Alex Agabata debuts tonight as Chimamanda, a woman going through the last days of her marriage with Nduka (Emma Ozzi) – the husband with many mistakes. Alex Agabata is popularly considered a dancer. She also serves as the stage manager of the show. A week before this night, it was announced she was going to play Chimamanda. Spirited and convinced that she could pull it off, she makes her debut outing one of the best nights of her life, and mine as I watch her carefully. She danced and danced as she makes an intentional choice to play the role very differently from how her co-cast Bunmi Sogade (also Chimamanda) has played the character since the show opened in 2020. Sogade, also solid performer, plays Chimamanda with such womanly grace and vulnerability. Agabata chooses the other end of the spectrum, bristling with the energy of an impassive gangster, and it works. Sogade intensifies her performance levels every time she plays. The stage becomes a place to experiment on how to land the audience the final punch.
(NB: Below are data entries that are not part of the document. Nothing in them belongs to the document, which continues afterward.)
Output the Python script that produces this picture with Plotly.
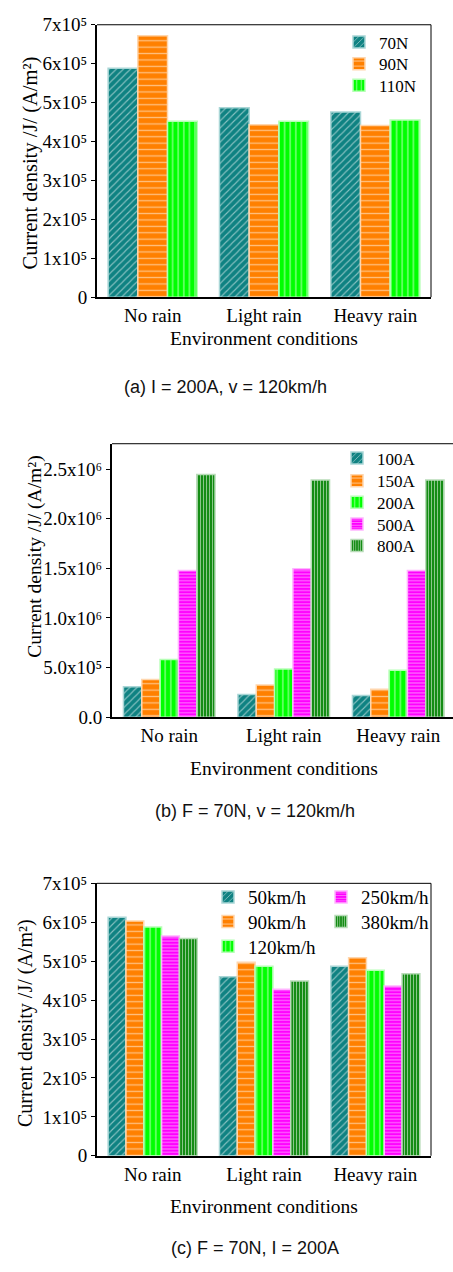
import plotly.graph_objects as go

W, H = 453, 1272

categories = ["No rain", "Light rain", "Heavy rain"]

# (a) I = 200A, v = 120km/h  -- contact force series
force_names = ["70N", "90N", "110N"]
force_70 = [5.88e5, 4.87e5, 4.76e5]
force_90 = [6.72e5, 4.43e5, 4.41e5]
force_110 = [4.52e5, 4.52e5, 4.55e5]

# (b) F = 70N, v = 120km/h  -- current series
current_names = ["100A", "150A", "200A", "500A", "800A"]
current_100 = [3.07e5, 2.28e5, 2.18e5]
current_150 = [3.79e5, 3.23e5, 2.80e5]
current_200 = [5.80e5, 4.85e5, 4.72e5]
current_500 = [1.478e6, 1.494e6, 1.478e6]
current_800 = [2.444e6, 2.390e6, 2.390e6]

# (c) F = 70N, I = 200A  -- speed series
speed_names = ["50km/h", "90km/h", "120km/h", "250km/h", "380km/h"]
speed_50 = [6.13e5, 4.60e5, 4.87e5]
speed_90 = [6.03e5, 4.97e5, 5.09e5]
speed_120 = [5.88e5, 4.87e5, 4.77e5]
speed_250 = [5.65e5, 4.28e5, 4.36e5]
speed_380 = [5.58e5, 4.49e5, 4.68e5]

# tick labels
tick_vals_ac = [0, 1e5, 2e5, 3e5, 4e5, 5e5, 6e5, 7e5]
tick_text_ac = ["0", "1x10⁵", "2x10⁵", "3x10⁵", "4x10⁵", "5x10⁵", "6x10⁵", "7x10⁵"]
tick_vals_b = [0, 5e5, 1e6, 1.5e6, 2e6, 2.5e6]
tick_text_b = ["0.0", "5.0x10⁵", "1.0x10⁶", "1.5x10⁶", "2.0x10⁶", "2.5x10⁶"]

captions = ["(a) I = 200A, v = 120km/h", "(b) F = 70N, v = 120km/h", "(c) F = 70N, I = 200A"]
x_title = "Environment conditions"
y_title = "Current density /J/ (A/m²)"

SERIF = "Liberation Serif, Times New Roman, serif"
SANS = "Liberation Sans, Arial, sans-serif"

styles = [
    dict(color="#0f8282", line="#a9d6d6", shape="/", size=5, sol=0.22),
    dict(color="#ff8000", line="#ffd6ad", shape="-", size=6.4, sol=0.2),
    dict(color="#00ff00", line="#b5ffb5", shape="|", size=5.6, sol=0.25),
    dict(color="#ff00ff", line="#ffb5ff", shape="-", size=3.3, sol=0.3),
    dict(color="#148c14", line="#b8dcb8", shape="|", size=3.0, sol=0.35),
]

# legend entry placement (pixels): text left x, row centre y
legend_pos_a = [(379, 33), (379, 55), (379, 77)]
legend_pos_b = [(377, 456), (377, 479), (377, 501), (377, 523), (377, 545)]
legend_pos_c = [(248, 902), (248, 927), (248, 952), (361, 902), (361, 927)]


def X(px):
    return px / W


def Y(py):
    return 1 - py / H


def bar(name, vals, st, xa, ya, legend):
    return go.Bar(
        x=categories, y=vals, name=name, xaxis=xa, yaxis=ya, legend=legend,
        marker=dict(color=st["color"],
                    line=dict(color=st["line"], width=1.5),
                    pattern=dict(shape=st["shape"], fgcolor="white", size=st["size"],
                                 solidity=st["sol"], fillmode="overlay")),
    )


layout = dict(
    width=W, height=H, autosize=False,
    margin=dict(l=0, r=0, t=0, b=0),
    paper_bgcolor="white", plot_bgcolor="white",
    barmode="group", bargap=0.2, bargroupgap=0,
    font=dict(family=SERIF, size=19, color="black"),
    showlegend=True,
)

fig = go.Figure()
leg_idx = 0


def add_group(names, series, xa, ya, positions, fsize):
    global leg_idx
    for i, (n, v) in enumerate(zip(names, series)):
        leg_idx += 1
        key = "legend" if leg_idx == 1 else "legend%d" % leg_idx
        fig.add_trace(bar(n, v, styles[i], xa, ya, key))
        tx, ty = positions[i]
        layout[key] = dict(x=X(tx - 40), y=Y(ty), xanchor="left", yanchor="middle",
                           bgcolor="rgba(0,0,0,0)", borderwidth=0,
                           font=dict(family=SERIF, size=fsize, color="black"))


add_group(force_names, [force_70, force_90, force_110], "x", "y", legend_pos_a, 17)
add_group(current_names, [current_100, current_150, current_200, current_500, current_800],
          "x2", "y2", legend_pos_b, 17)
add_group(speed_names, [speed_50, speed_90, speed_120, speed_250, speed_380],
          "x3", "y3", legend_pos_c, 19)

axfont = dict(family=SERIF, size=19, color="black")

# panel geometry (pixels)
panels = [
    dict(x0=97, x1=431, y0=15, y1=292, xr=[-0.5, 2.5], yr=[0, 7e5], tv=tick_vals_ac, tt=tick_text_ac),
    dict(x0=112, x1=453, y0=441, y1=719, xr=[-0.5, -0.5 + (453 - 112) / 114.5], yr=[0, 2.755e6],
         tv=tick_vals_b, tt=tick_text_b),
    dict(x0=97, x1=431, y0=888, y1=1165, xr=[-0.5, 2.5], yr=[0, 7e5], tv=tick_vals_ac, tt=tick_text_ac),
]

shapes = []
for k, p in enumerate(panels, start=1):
    sx = "" if k == 1 else str(k)
    layout["xaxis" + sx] = dict(
        domain=[X(p["x0"]), X(p["x1"])], anchor="y" + sx, range=p["xr"],
        showline=True, linewidth=2, linecolor="black", mirror=False,
        ticks="", showgrid=False, zeroline=False, tickfont=axfont, fixedrange=True,
    )
    layout["yaxis" + sx] = dict(
        domain=[Y(p["y1"]), Y(p["y0"])], anchor="x" + sx, range=p["yr"],
        showline=True, linewidth=2, linecolor="black", mirror=False,
        ticks="outside", ticklen=4, tickwidth=1, tickcolor="black",
        tickvals=p["tv"], ticktext=p["tt"], showgrid=False, zeroline=False,
        tickfont=axfont, fixedrange=True,
    )
    xref = "x" + sx + " domain"
    yref = "y" + sx + " domain"
    shapes.append(dict(type="line", xref=xref, yref=yref, x0=0, x1=1, y0=1, y1=1,
                       line=dict(color="black", width=1)))
    if k != 2:
        shapes.append(dict(type="line", xref=xref, yref=yref, x0=1, x1=1, y0=0, y1=1,
                           line=dict(color="black", width=1)))

layout["shapes"] = shapes

ann = []
# y titles
for (cx, cy, fs) in [(30, 156, 20.5), (35, 556, 19.5), (26, 1030, 20)]:
    ann.append(dict(text=y_title, x=X(cx), y=Y(cy), xref="paper", yref="paper",
                    xanchor="center", yanchor="middle", textangle=-90, showarrow=False,
                    font=dict(family=SERIF, size=fs, color="black")))
# x titles
for (cx, cy) in [(264, 334), (284, 771), (264, 1217)]:
    ann.append(dict(text=x_title, x=X(cx), y=Y(cy), xref="paper", yref="paper",
                    xanchor="center", yanchor="middle", showarrow=False,
                    font=dict(family=SERIF, size=19.5, color="black")))
# captions
for txt, (cx, cy) in zip(captions, [(225, 383), (255, 814), (255, 1259)]):
    ann.append(dict(text=txt, x=X(cx), y=Y(cy), xref="paper", yref="paper",
                    xanchor="center", yanchor="middle", showarrow=False,
                    font=dict(family=SANS, size=18, color="#111111")))
layout["annotations"] = ann

fig.update_layout(**layout)

fig.write_html("out.html", config={"displayModeBar": False},
               post_script="document.body.style.margin='0';document.body.style.overflow='hidden';")
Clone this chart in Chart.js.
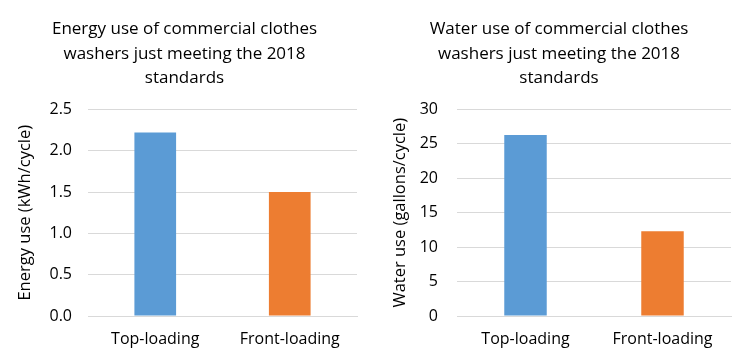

You see, good theatre is hard to find. When you do find it, you must “appreciate” it. It’s a duty owed. Theatre is suffering and one of the reasons is the lack of plays with a spiritual core, plays that resonate with the human connection, plays with articulate plots, layered characters, and a proficient language. Again – language. Theatre has a language and this is more than just aural. It is the same thing for film. This language is used to “stimulate feelings toward fictional characters and suspend disbelief for an entire movie or play.” Many theatre & filmmakers seem to have substituted this sublimity & subtlety for vain spectacles, surface-level presentation of themes and characters. This is why it can be hard to write anything about them outside the “shocking” numbers and the frontage of colorful costumes and eye-bending disco lights – cheap gimmicks replacing soulful drama.
In Omugwo, the characters are fully rounded, each of them distinct yet somewhat parallel in their individual flaws. Ndukwe doesn’t judge them; he leaves this to his audience to form their independent conclusions. Ndukwe keys into his characters mistakes and flaws, turning them into dramatic pearls. It’s a system he knows too well, evident in many of his works which are usually based around families, friends and relationships. He shows the characters as humanly as possible, as regular people struggling to find some good in their lives. The audience cannot but engage with them.
The trouble today is our lack of attention. We are not used to listening, even to ourselves. We are always in a hurry to get to the “action part”. We want a spectacle of fire and blood when it’s present in the conversations we like to avoid. It is there in the characters going through a cycle of emotions and sharing their vulnerability with us. Omugwo is a play that requires your time, your ear, and your soul.
Honorable mentions should be extended to Evaezi Ogoro (Mama) who carries the show on her bosom, Emma Ozzi who is simply indescribable, and Gold Ikponwosa, a master.
For the actors, tonight, the stage lived even though they were only performing to an audience of two.